* START RECORDED INFORMATION *

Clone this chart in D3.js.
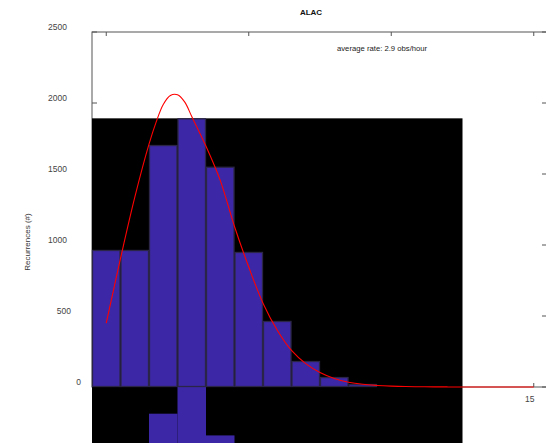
<!DOCTYPE html>
<html>
<head>
	<meta charset="utf-8">
	<title>ALAC</title>
	<script src="https://d3js.org/d3.v7.min.js"></script>
	<style>
		body {
			margin: 0;
			background: white;
		}
		text {
			font-family: "Liberation Sans", Arial, sans-serif;
		}
	</style>
</head>
<body>
	<div id="chart"></div>
	<script type="text/javascript">

		// histogram counts per bin (bins 0..12)
		var bins = [0, 1, 2, 3, 4, 5, 6, 7, 8, 9, 10, 11, 12];
		var counts = [965, 965, 1704, 1892, 1551, 951, 465, 183, 70, 21, 5, 2, 1];

		// fitted curve
		var fitX = [0, 0.5, 1, 1.5, 1.75, 2, 2.25, 2.5, 2.75, 3, 3.5, 4, 4.5, 5, 5.5, 6, 6.5, 7, 7.5,
			8, 8.5, 9, 9.5, 10, 10.5, 11, 11.5, 12, 12.5, 13, 13.5, 14, 14.5, 15];
		var fitY = [450, 905, 1335, 1710, 1865, 1990, 2053, 2058, 2008, 1905, 1695, 1455, 1130, 845, 590,
			400, 258, 165, 102, 60, 34, 19, 11, 6, 3, 2, 1, 0.5, 0.2, 0, 0, 0, 0, 0];

		var yTicks = [0, 500, 1000, 1500, 2000, 2500];
		var xTicks = [0, 5, 10, 15];

		var W = 546, H = 443;
		var axisColor = "#555";

		var svg = d3.select("#chart").append("svg")
			.attr("width", W)
			.attr("height", H);

		var x = d3.scaleLinear().domain([-0.5, 15.5]).range([92, 548]);
		var y = d3.scaleLinear().domain([0, 2500]).range([387, 32]);

		// frame
		var frame = svg.append("g")
			.attr("stroke", axisColor)
			.attr("stroke-width", 1)
			.attr("fill", "none");
		frame.append("rect")
			.attr("x", x(-0.5))
			.attr("y", y(2500))
			.attr("width", x(15.5) - x(-0.5))
			.attr("height", y(0) - y(2500));

		// x ticks top and bottom
		frame.selectAll("line.xt")
			.data(xTicks)
			.enter()
			.append("line")
			.attr("x1", function (d) { return x(d); })
			.attr("x2", function (d) { return x(d); })
			.attr("y1", y(2500))
			.attr("y2", y(2500) + 4);
		frame.selectAll("line.xb")
			.data(xTicks)
			.enter()
			.append("line")
			.attr("x1", function (d) { return x(d); })
			.attr("x2", function (d) { return x(d); })
			.attr("y1", y(0))
			.attr("y2", y(0) - 4);

		// y ticks left and right
		frame.selectAll("line.yl")
			.data(yTicks)
			.enter()
			.append("line")
			.attr("x1", x(-0.5))
			.attr("x2", x(-0.5) + 5)
			.attr("y1", function (d) { return y(d); })
			.attr("y2", function (d) { return y(d); });
		frame.selectAll("line.yr")
			.data(yTicks)
			.enter()
			.append("line")
			.attr("x1", x(15.5))
			.attr("x2", x(15.5) - 6)
			.attr("y1", function (d) { return y(d); })
			.attr("y2", function (d) { return y(d); });

		// y tick labels (the short ones sit a bit further right)
		var shift = { 0: 14, 500: 4 };
		svg.selectAll("text.ylab")
			.data(yTicks)
			.enter()
			.append("text")
			.attr("x", function (d) { return 67 + (shift[d] || 0); })
			.attr("y", function (d) { return y(d) - 5; })
			.attr("dy", "0.35em")
			.attr("text-anchor", "end")
			.attr("font-size", "8.5px")
			.attr("fill", "#444")
			.text(function (d) { return d; });

		// x tick labels (mostly hidden under the black block)
		svg.selectAll("text.xlab")
			.data(xTicks)
			.enter()
			.append("text")
			.attr("x", function (d) { return x(d) - 4; })
			.attr("y", y(0) + 12)
			.attr("dy", "0.35em")
			.attr("text-anchor", "middle")
			.attr("font-size", "8.5px")
			.attr("fill", "#444")
			.text(function (d) { return d; });

		// black block behind the bars
		var maxC = d3.max(counts);
		var drop = y(0) - y(maxC);
		svg.append("rect")
			.attr("x", x(-0.5))
			.attr("y", y(maxC))
			.attr("width", x(bins.length - 0.5) - x(-0.5))
			.attr("height", 2 * drop)
			.attr("fill", "black");

		// shifted copy of the bars
		svg.append("g")
			.attr("transform", "translate(0," + drop + ")")
			.selectAll("rect")
			.data(counts)
			.enter()
			.append("rect")
			.attr("x", function (d, i) { return x(bins[i] - 0.5); })
			.attr("y", function (d) { return y(d); })
			.attr("width", x(1) - x(0))
			.attr("height", function (d) { return y(0) - y(d); })
			.attr("fill", "#3c28a6");

		// main bars
		svg.append("g")
			.selectAll("rect")
			.data(counts)
			.enter()
			.append("rect")
			.attr("x", function (d, i) { return x(bins[i] - 0.5) + 0.5; })
			.attr("y", function (d) { return y(d) + 0.5; })
			.attr("width", x(1) - x(0) - 1)
			.attr("height", function (d) { return Math.max(0, y(0) - y(d) - 1); })
			.attr("fill", "#3c28a6")
			.attr("stroke", "#2b2648")
			.attr("stroke-width", 1.3);

		// fitted curve
		var line = d3.line()
			.x(function (d, i) { return x(fitX[i]); })
			.y(function (d) { return y(d); })
			.curve(d3.curveCatmullRom);
		svg.append("path")
			.datum(fitY)
			.attr("d", line)
			.attr("fill", "none")
			.attr("stroke", "#ff0000")
			.attr("stroke-width", 1.1);

		// texts
		svg.append("text")
			.attr("x", 311)
			.attr("y", 15)
			.attr("text-anchor", "middle")
			.attr("font-size", "8px")
			.attr("font-weight", "bold")
			.attr("fill", "#111")
			.text("ALAC");

		svg.append("text")
			.attr("x", 337)
			.attr("y", 51)
			.attr("font-size", "7.7px")
			.attr("fill", "#222")
			.text("average rate: 2.9 obs/hour");

		svg.append("text")
			.attr("transform", "translate(30,242) rotate(-90)")
			.attr("text-anchor", "middle")
			.attr("font-size", "8px")
			.attr("fill", "#333")
			.text("Recurrences (#)");
	</script>
</body>
</html>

* END RECORDED INFORMATION *

## SET TASK
Make an exact copy of the data above, pictures excluded.

## FULL OUTPUT
Clone this chart in D3.js.
<!DOCTYPE html>
<html>
<head>
	<meta charset="utf-8">
	<title>ALAC</title>
	<script src="https://d3js.org/d3.v7.min.js"></script>
	<style>
		body {
			margin: 0;
			background: white;
		}
		text {
			font-family: "Liberation Sans", Arial, sans-serif;
		}
	</style>
</head>
<body>
	<div id="chart"></div>
	<script type="text/javascript">

		// histogram counts per bin (bins 0..12)
		var bins = [0, 1, 2, 3, 4, 5, 6, 7, 8, 9, 10, 11, 12];
		var counts = [965, 965, 1704, 1892, 1551, 951, 465, 183, 70, 21, 5, 2, 1];

		// fitted curve
		var fitX = [0, 0.5, 1, 1.5, 1.75, 2, 2.25, 2.5, 2.75, 3, 3.5, 4, 4.5, 5, 5.5, 6, 6.5, 7, 7.5,
			8, 8.5, 9, 9.5, 10, 10.5, 11, 11.5, 12, 12.5, 13, 13.5, 14, 14.5, 15];
		var fitY = [450, 905, 1335, 1710, 1865, 1990, 2053, 2058, 2008, 1905, 1695, 1455, 1130, 845, 590,
			400, 258, 165, 102, 60, 34, 19, 11, 6, 3, 2, 1, 0.5, 0.2, 0, 0, 0, 0, 0];

		var yTicks = [0, 500, 1000, 1500, 2000, 2500];
		var xTicks = [0, 5, 10, 15];

		var W = 546, H = 443;
		var axisColor = "#555";

		var svg = d3.select("#chart").append("svg")
			.attr("width", W)
			.attr("height", H);

		var x = d3.scaleLinear().domain([-0.5, 15.5]).range([92, 548]);
		var y = d3.scaleLinear().domain([0, 2500]).range([387, 32]);

		// frame
		var frame = svg.append("g")
			.attr("stroke", axisColor)
			.attr("stroke-width", 1)
			.attr("fill", "none");
		frame.append("rect")
			.attr("x", x(-0.5))
			.attr("y", y(2500))
			.attr("width", x(15.5) - x(-0.5))
			.attr("height", y(0) - y(2500));

		// x ticks top and bottom
		frame.selectAll("line.xt")
			.data(xTicks)
			.enter()
			.append("line")
			.attr("x1", function (d) { return x(d); })
			.attr("x2", function (d) { return x(d); })
			.attr("y1", y(2500))
			.attr("y2", y(2500) + 4);
		frame.selectAll("line.xb")
			.data(xTicks)
			.enter()
			.append("line")
			.attr("x1", function (d) { return x(d); })
			.attr("x2", function (d) { return x(d); })
			.attr("y1", y(0))
			.attr("y2", y(0) - 4);

		// y ticks left and right
		frame.selectAll("line.yl")
			.data(yTicks)
			.enter()
			.append("line")
			.attr("x1", x(-0.5))
			.attr("x2", x(-0.5) + 5)
			.attr("y1", function (d) { return y(d); })
			.attr("y2", function (d) { return y(d); });
		frame.selectAll("line.yr")
			.data(yTicks)
			.enter()
			.append("line")
			.attr("x1", x(15.5))
			.attr("x2", x(15.5) - 6)
			.attr("y1", function (d) { return y(d); })
			.attr("y2", function (d) { return y(d); });

		// y tick labels (the short ones sit a bit further right)
		var shift = { 0: 14, 500: 4 };
		svg.selectAll("text.ylab")
			.data(yTicks)
			.enter()
			.append("text")
			.attr("x", function (d) { return 67 + (shift[d] || 0); })
			.attr("y", function (d) { return y(d) - 5; })
			.attr("dy", "0.35em")
			.attr("text-anchor", "end")
			.attr("font-size", "8.5px")
			.attr("fill", "#444")
			.text(function (d) { return d; });

		// x tick labels (mostly hidden under the black block)
		svg.selectAll("text.xlab")
			.data(xTicks)
			.enter()
			.append("text")
			.attr("x", function (d) { return x(d) - 4; })
			.attr("y", y(0) + 12)
			.attr("dy", "0.35em")
			.attr("text-anchor", "middle")
			.attr("font-size", "8.5px")
			.attr("fill", "#444")
			.text(function (d) { return d; });

		// black block behind the bars
		var maxC = d3.max(counts);
		var drop = y(0) - y(maxC);
		svg.append("rect")
			.attr("x", x(-0.5))
			.attr("y", y(maxC))
			.attr("width", x(bins.length - 0.5) - x(-0.5))
			.attr("height", 2 * drop)
			.attr("fill", "black");

		// shifted copy of the bars
		svg.append("g")
			.attr("transform", "translate(0," + drop + ")")
			.selectAll("rect")
			.data(counts)
			.enter()
			.append("rect")
			.attr("x", function (d, i) { return x(bins[i] - 0.5); })
			.attr("y", function (d) { return y(d); })
			.attr("width", x(1) - x(0))
			.attr("height", function (d) { return y(0) - y(d); })
			.attr("fill", "#3c28a6");

		// main bars
		svg.append("g")
			.selectAll("rect")
			.data(counts)
			.enter()
			.append("rect")
			.attr("x", function (d, i) { return x(bins[i] - 0.5) + 0.5; })
			.attr("y", function (d) { return y(d) + 0.5; })
			.attr("width", x(1) - x(0) - 1)
			.attr("height", function (d) { return Math.max(0, y(0) - y(d) - 1); })
			.attr("fill", "#3c28a6")
			.attr("stroke", "#2b2648")
			.attr("stroke-width", 1.3);

		// fitted curve
		var line = d3.line()
			.x(function (d, i) { return x(fitX[i]); })
			.y(function (d) { return y(d); })
			.curve(d3.curveCatmullRom);
		svg.append("path")
			.datum(fitY)
			.attr("d", line)
			.attr("fill", "none")
			.attr("stroke", "#ff0000")
			.attr("stroke-width", 1.1);

		// texts
		svg.append("text")
			.attr("x", 311)
			.attr("y", 15)
			.attr("text-anchor", "middle")
			.attr("font-size", "8px")
			.attr("font-weight", "bold")
			.attr("fill", "#111")
			.text("ALAC");

		svg.append("text")
			.attr("x", 337)
			.attr("y", 51)
			.attr("font-size", "7.7px")
			.attr("fill", "#222")
			.text("average rate: 2.9 obs/hour");

		svg.append("text")
			.attr("transform", "translate(30,242) rotate(-90)")
			.attr("text-anchor", "middle")
			.attr("font-size", "8px")
			.attr("fill", "#333")
			.text("Recurrences (#)");
	</script>
</body>
</html>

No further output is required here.